I'd say a much more entertaining duo is Larry Fitzgerald and Anquan Boldin. The pair totaled 19 catches, 294 yards, two touchdowns, and at least five highlight-film catches. I mean, they're making Josh McCown look like a decent NFL quarterback for chrissakes!
- Over the past two weeks, Philadelphia cornerback Sheldon Brown has scored more touchdowns than Terrell Owens, Brian Westbrook and the San Francisco offense combined. I still have lots of confidence in Philadelphia, but they've been outscored 51-17 in their last two first halves.
Also, they need to at least try to run the ball to take the pressure off McNabb. They're chucking it on 70 percent of their offensive plays, which is never a good indicator of long-term success. In their last two games - combined - they haven't even cracked 50 rushing yards. They posted 19 on Sunday.
- Have a day Shaun Dean. The 25-year-old Texas native and Astros fan caught Lance Berkman's grand slam in the 8th inning of Houston's win over Atlanta on Sunday. If that wasn't enough, the same guy caught Chris Burke's ALDS-clinching homer in the bottom of the 18th.

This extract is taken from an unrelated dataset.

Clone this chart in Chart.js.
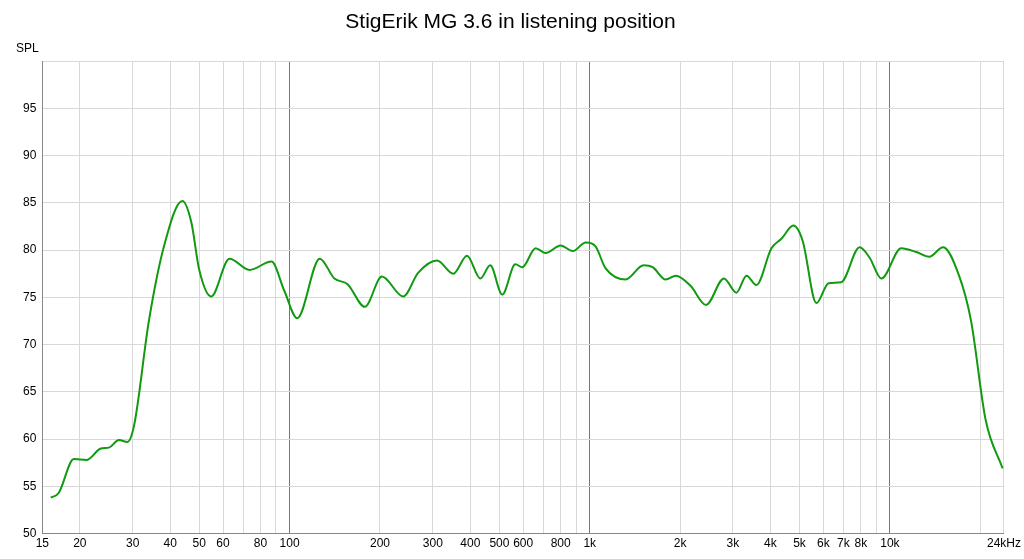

- I find it moderately ironic that the first player the Houston franchise ever selected was Tony Boselli.
- I'm really proud of the Marine Corps and everything - I have two cousins who served in Iraq - and I thought that last night's intro to Monday Night Football was outstanding. However, between the carnage in New Orleans, our occupation of Iraq, the prospect of long-term fuel shortages, and the Pakistani prime minister's desperate plea for international helicopters and support to assist earthquake victims, don't you think that those men and equipment could have been serving a better purpose than some marketing ploy?
- I saw "Two for the Money" this weekend. Solid flick. From a bettor's perspective, the strength of the movie lies in its ability to evoke gambling-related emotions. From the untouchable feeling of a hot streak to the utter devastation of a bad beat, I guarantee that you'll feel something during the movie. I would recommend it if you feel yourself needing a recharge at some point during the betting season.
"Sports are a place where all the wrongs in the world can be made right."